>>21649087
I’ll be the first to say that having kids isn’t for everyone. It’s expensive, it’s time consuming, and it requires a change in lifestyle. However, it’s an investment in the purest sense. You sacrifice in the short term and you reap incredible rewards in the long term if you’ve done a good job. Your child’s first steps will vindicate every sleepless night, and their first words will repay every diaper change. It’s not about legacy in the shallow modern sense of “people will remember me,” it’s about recognizing that you created someone, raised someone, and prepared someone to be a net positive to society.
As far as the parental dynamic goes, I think there are plenty of factors at play for why things don’t work out optimally, but I’ll list a few:
1. People change over time, hopefully for the better but sometimes for the worse.
2. Incentive structure.
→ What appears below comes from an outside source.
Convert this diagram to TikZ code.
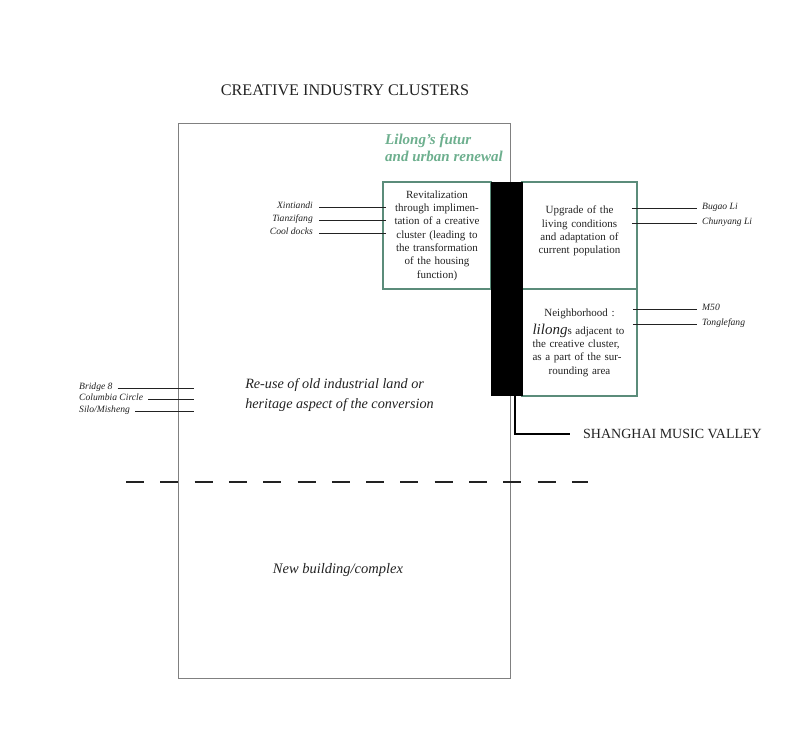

If you stay at home, you are your own boss. Few people have the discipline needed to be optimally and consistently productive without oversight, because the incentive is to do the bare minimum and laze about with the rest of the day.
3. Actual skill issue. People used to learn how to keep house from their mothers. This has largely disappeared due to dual income households and feminism (inb4 we’re losing recipes). Housekeeping also used to be taught in home economics, and that has disappeared. Wives and mothers are not being taught the skills they need to be effective stay at home wives and mothers.
4. Lack of drive. Even factoring in the lack of training, you would think that someone who is going to spend 20+ years raising kids and tending to a house would want to do it well. This is simply not the case. Plenty of people live an unexamined life, and never ask themselves “can I do this better?”